== Work to complete ==
The listing below must be repeated word for word, with its images excluded.

== Records supplied ==
-- BEGIN --
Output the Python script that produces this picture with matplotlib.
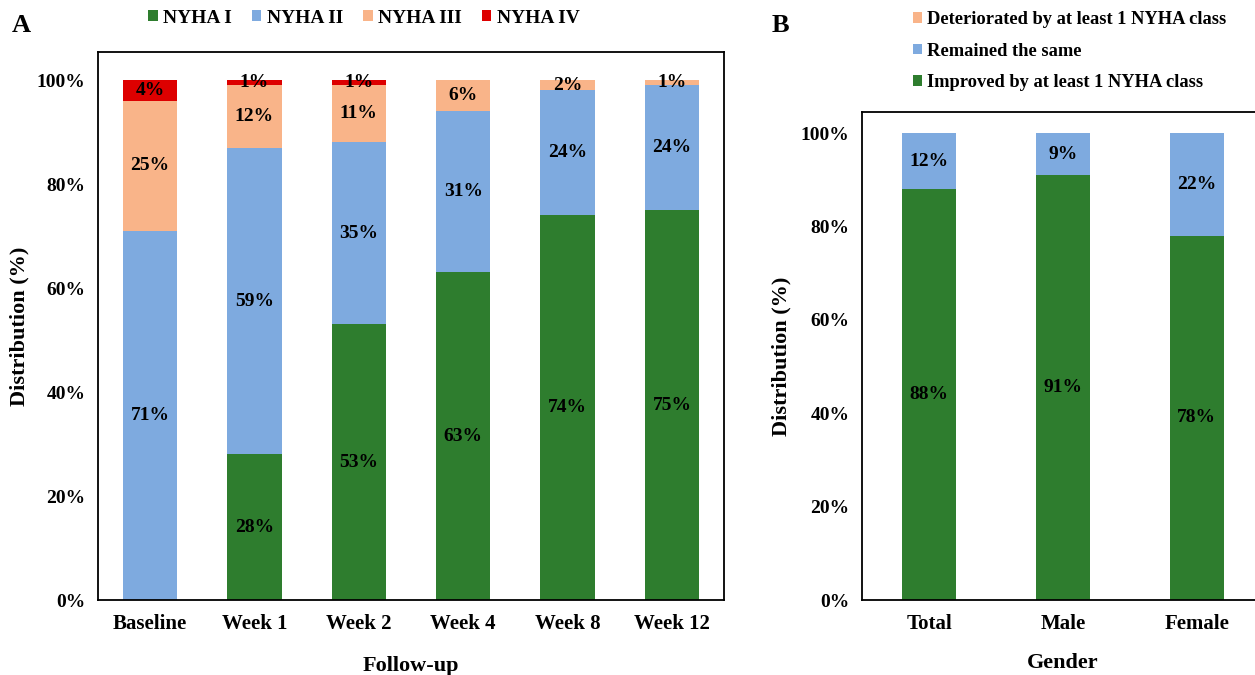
import numpy as np
import matplotlib.pyplot as plt
from matplotlib.ticker import PercentFormatter

plt.rcParams['font.family'] = ['Liberation Serif', 'DejaVu Serif']
plt.rcParams['font.weight'] = 'bold'

# Panel A: NYHA class distribution over follow-up (%)
visits = ['Baseline', 'Week 1', 'Week 2', 'Week 4', 'Week 8', 'Week 12']
nyha_1 = [0, 28, 53, 63, 74, 75]
nyha_2 = [71, 59, 35, 31, 24, 24]
nyha_3 = [25, 12, 11, 6, 2, 1]
nyha_4 = [4, 1, 1, 0, 0, 0]

# Panel B: change in NYHA class by gender (%)
groups = ['Total', 'Male', 'Female']
improved = [88, 91, 78]
same = [12, 9, 22]
deteriorated = [0, 0, 0]

green = '#2E7D2E'
blue = '#7EAADF'
orange = '#F9B489'
red = '#DD0000'

fig = plt.figure(figsize=(12.55, 6.75), dpi=100)
axA = fig.add_axes([0.078, 0.111, 0.499, 0.812])
axB = fig.add_axes([0.687, 0.111, 0.32, 0.723])


def stack(ax, cats, series, colors, names, width):
    x = np.arange(len(cats))
    bottom = np.zeros(len(cats))
    handles = []
    for vals, col, name in zip(series, colors, names):
        vals = np.array(vals, dtype=float)
        h = ax.bar(x, vals / 100, width, bottom=bottom / 100, color=col, label=name)
        handles.append(h)
        for xi, b, v in zip(x, bottom, vals):
            if v > 0:
                ax.text(xi, (b + v / 2) / 100, f'{v:.0f}%', ha='center', va='center',
                        fontsize=14, fontweight='bold', color='black')
        bottom += vals
    ax.set_xticks(x)
    ax.set_xticklabels(cats, fontweight='bold')
    ax.set_xlim(-0.5, len(cats) - 0.5)
    ax.set_yticks(np.arange(0, 1.01, 0.2))
    ax.yaxis.set_major_formatter(PercentFormatter(1.0, decimals=0))
    ax.tick_params(axis='y', length=0, labelsize=14, pad=9)
    ax.tick_params(axis='x', length=0, labelsize=15, pad=10)
    for lab in ax.get_yticklabels():
        lab.set_fontweight('bold')
    for s in ax.spines.values():
        s.set_linewidth(1.3)
    return handles


hA = stack(axA, visits, [nyha_1, nyha_2, nyha_3, nyha_4], [green, blue, orange, red],
           ['NYHA I', 'NYHA II', 'NYHA III', 'NYHA IV'], 0.52)
axA.set_ylim(0, 1.054)
axA.set_ylabel('Distribution (%)', fontsize=16, fontweight='bold')
axA.yaxis.set_label_coords(-0.110, 0.5)
axA.set_xlabel('Follow-up', fontsize=16, fontweight='bold', labelpad=16)
fig.legend(handles=hA, loc='center', bbox_to_anchor=(0.29, 0.973), ncol=4, frameon=False,
           prop={'size': 14, 'weight': 'bold'}, handlelength=0.5, handleheight=0.5,
           handletextpad=0.3, columnspacing=1.0)

hB = stack(axB, groups, [improved, same, deteriorated], [green, blue, orange],
           ['Improved by at least 1 NYHA class', 'Remained the same',
            'Deteriorated by at least 1 NYHA class'], 0.40)
axB.set_ylim(0, 1.045)
axB.set_ylabel('Distribution (%)', fontsize=16, fontweight='bold')
axB.yaxis.set_label_coords(-0.175, 0.5)
axB.set_xlabel('Gender', fontsize=16, fontweight='bold', labelpad=14)
fig.legend(handles=hB[::-1], loc='upper left', bbox_to_anchor=(0.714, 1.008), ncol=1,
           frameon=False, prop={'size': 13.3, 'weight': 'bold'}, handlelength=0.5,
           handleheight=0.5, handletextpad=0.3, labelspacing=0.78)

fig.text(0.009, 0.953, 'A', fontsize=19, fontweight='bold')
fig.text(0.615, 0.953, 'B', fontsize=19, fontweight='bold')

fig.savefig('out.png', dpi=100)
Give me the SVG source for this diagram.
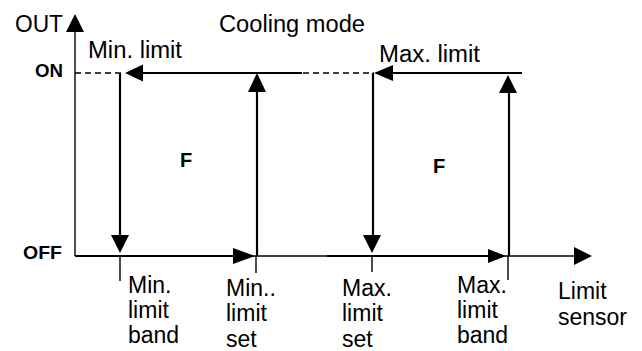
-- END --
== Result of this task ==
Output the Python script that produces this picture with matplotlib.
import numpy as np
import matplotlib.pyplot as plt
from matplotlib.ticker import PercentFormatter

plt.rcParams['font.family'] = ['Liberation Serif', 'DejaVu Serif']
plt.rcParams['font.weight'] = 'bold'

# Panel A: NYHA class distribution over follow-up (%)
visits = ['Baseline', 'Week 1', 'Week 2', 'Week 4', 'Week 8', 'Week 12']
nyha_1 = [0, 28, 53, 63, 74, 75]
nyha_2 = [71, 59, 35, 31, 24, 24]
nyha_3 = [25, 12, 11, 6, 2, 1]
nyha_4 = [4, 1, 1, 0, 0, 0]

# Panel B: change in NYHA class by gender (%)
groups = ['Total', 'Male', 'Female']
improved = [88, 91, 78]
same = [12, 9, 22]
deteriorated = [0, 0, 0]

green = '#2E7D2E'
blue = '#7EAADF'
orange = '#F9B489'
red = '#DD0000'

fig = plt.figure(figsize=(12.55, 6.75), dpi=100)
axA = fig.add_axes([0.078, 0.111, 0.499, 0.812])
axB = fig.add_axes([0.687, 0.111, 0.32, 0.723])


def stack(ax, cats, series, colors, names, width):
    x = np.arange(len(cats))
    bottom = np.zeros(len(cats))
    handles = []
    for vals, col, name in zip(series, colors, names):
        vals = np.array(vals, dtype=float)
        h = ax.bar(x, vals / 100, width, bottom=bottom / 100, color=col, label=name)
        handles.append(h)
        for xi, b, v in zip(x, bottom, vals):
            if v > 0:
                ax.text(xi, (b + v / 2) / 100, f'{v:.0f}%', ha='center', va='center',
                        fontsize=14, fontweight='bold', color='black')
        bottom += vals
    ax.set_xticks(x)
    ax.set_xticklabels(cats, fontweight='bold')
    ax.set_xlim(-0.5, len(cats) - 0.5)
    ax.set_yticks(np.arange(0, 1.01, 0.2))
    ax.yaxis.set_major_formatter(PercentFormatter(1.0, decimals=0))
    ax.tick_params(axis='y', length=0, labelsize=14, pad=9)
    ax.tick_params(axis='x', length=0, labelsize=15, pad=10)
    for lab in ax.get_yticklabels():
        lab.set_fontweight('bold')
    for s in ax.spines.values():
        s.set_linewidth(1.3)
    return handles


hA = stack(axA, visits, [nyha_1, nyha_2, nyha_3, nyha_4], [green, blue, orange, red],
           ['NYHA I', 'NYHA II', 'NYHA III', 'NYHA IV'], 0.52)
axA.set_ylim(0, 1.054)
axA.set_ylabel('Distribution (%)', fontsize=16, fontweight='bold')
axA.yaxis.set_label_coords(-0.110, 0.5)
axA.set_xlabel('Follow-up', fontsize=16, fontweight='bold', labelpad=16)
fig.legend(handles=hA, loc='center', bbox_to_anchor=(0.29, 0.973), ncol=4, frameon=False,
           prop={'size': 14, 'weight': 'bold'}, handlelength=0.5, handleheight=0.5,
           handletextpad=0.3, columnspacing=1.0)

hB = stack(axB, groups, [improved, same, deteriorated], [green, blue, orange],
           ['Improved by at least 1 NYHA class', 'Remained the same',
            'Deteriorated by at least 1 NYHA class'], 0.40)
axB.set_ylim(0, 1.045)
axB.set_ylabel('Distribution (%)', fontsize=16, fontweight='bold')
axB.yaxis.set_label_coords(-0.175, 0.5)
axB.set_xlabel('Gender', fontsize=16, fontweight='bold', labelpad=14)
fig.legend(handles=hB[::-1], loc='upper left', bbox_to_anchor=(0.714, 1.008), ncol=1,
           frameon=False, prop={'size': 13.3, 'weight': 'bold'}, handlelength=0.5,
           handleheight=0.5, handletextpad=0.3, labelspacing=0.78)

fig.text(0.009, 0.953, 'A', fontsize=19, fontweight='bold')
fig.text(0.615, 0.953, 'B', fontsize=19, fontweight='bold')

fig.savefig('out.png', dpi=100)
Give me the SVG source for this diagram.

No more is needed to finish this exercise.